- **PROBLEM DESCRIPTION**: Copy the lines of the data below exactly, starting at the first and stopping after the line that contains "ax = fig.add_axes([0.0876, 0.209, 0.758, 0.576])"; include no pictures.

- **DATA**:
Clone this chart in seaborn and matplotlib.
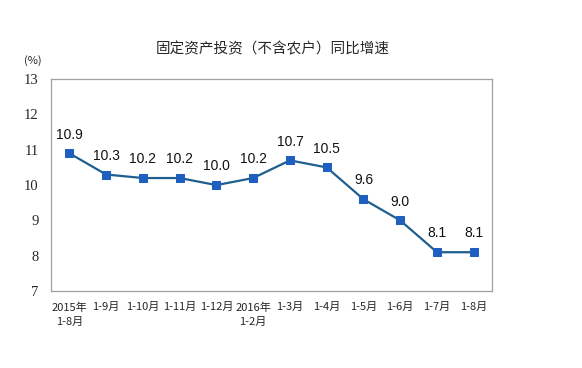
import seaborn as sns
import matplotlib.pyplot as plt
import numpy as np
import pandas as pd

# data
periods = ["2015年\n1-8月", "1-9月", "1-10月", "1-11月", "1-12月", "2016年\n1-2月",
           "1-3月", "1-4月", "1-5月", "1-6月", "1-7月", "1-8月"]
growth = [10.9, 10.3, 10.2, 10.2, 10.0, 10.2, 10.7, 10.5, 9.6, 9.0, 8.1, 8.1]

df = pd.DataFrame({"period": periods, "growth": growth})
df["pos"] = np.arange(len(df))

sns.set_style("white")
plt.rcParams["font.family"] = ["Noto Sans CJK SC", "DejaVu Sans"]

fig = plt.figure(figsize=(5.82, 3.68), dpi=100)
ax = fig.add_axes([0.0876, 0.209, 0.758, 0.576])

sns.lineplot(data=df, x="pos", y="growth", ax=ax, color="#1f5f8f", linewidth=1.6,
             marker="s", markersize=6, markerfacecolor="#1f5fbf",
             markeredgecolor="#1f5fbf")

# value labels above each point
for x, y in zip(df["pos"], df["growth"]):
    ax.annotate(f"{y:.1f}", (x, y), xytext=(0, 8.5), textcoords="offset points",
                ha="center", va="bottom", fontsize=10, family="Liberation Sans",
                color="#111111")

ax.set_xlim(-0.5, len(df) - 0.5)
ax.set_ylim(7, 13)
ax.set_yticks(range(7, 14))
ax.set_yticklabels([str(v) for v in range(7, 14)], family="Liberation Serif", fontsize=10.5)

# category labels centered, tick marks on category boundaries
ax.set_xticks(df["pos"])
ax.set_xticklabels(df["period"], fontsize=8, linespacing=1.5, va="top")
ax.tick_params(axis="x", length=0, pad=8)
ax.set_xticks(np.arange(0.5, len(df) - 0.5), minor=True)
ax.tick_params(axis="x", which="minor", direction="in", length=4, color="#999999")
ax.tick_params(axis="y", direction="in", length=4, color="#999999", pad=9)

for s in ax.spines.values():
    s.set_color("#a0a0a0")
    s.set_linewidth(0.9)

ax.set_xlabel("")
ax.set_ylabel("")
fig.text(0.042, 0.835, "(%)", fontsize=8, ha="left", va="center")
fig.text(0.469, 0.866, "固定资产投资（不含农户）同比增速", fontsize=10.5,
         ha="center", va="center", fontweight="medium")

fig.savefig("out.png", dpi=100)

- **THE REPLY**:
Clone this chart in seaborn and matplotlib.
import seaborn as sns
import matplotlib.pyplot as plt
import numpy as np
import pandas as pd

# data
periods = ["2015年\n1-8月", "1-9月", "1-10月", "1-11月", "1-12月", "2016年\n1-2月",
           "1-3月", "1-4月", "1-5月", "1-6月", "1-7月", "1-8月"]
growth = [10.9, 10.3, 10.2, 10.2, 10.0, 10.2, 10.7, 10.5, 9.6, 9.0, 8.1, 8.1]

df = pd.DataFrame({"period": periods, "growth": growth})
df["pos"] = np.arange(len(df))

sns.set_style("white")
plt.rcParams["font.family"] = ["Noto Sans CJK SC", "DejaVu Sans"]

fig = plt.figure(figsize=(5.82, 3.68), dpi=100)
ax = fig.add_axes([0.0876, 0.209, 0.758, 0.576])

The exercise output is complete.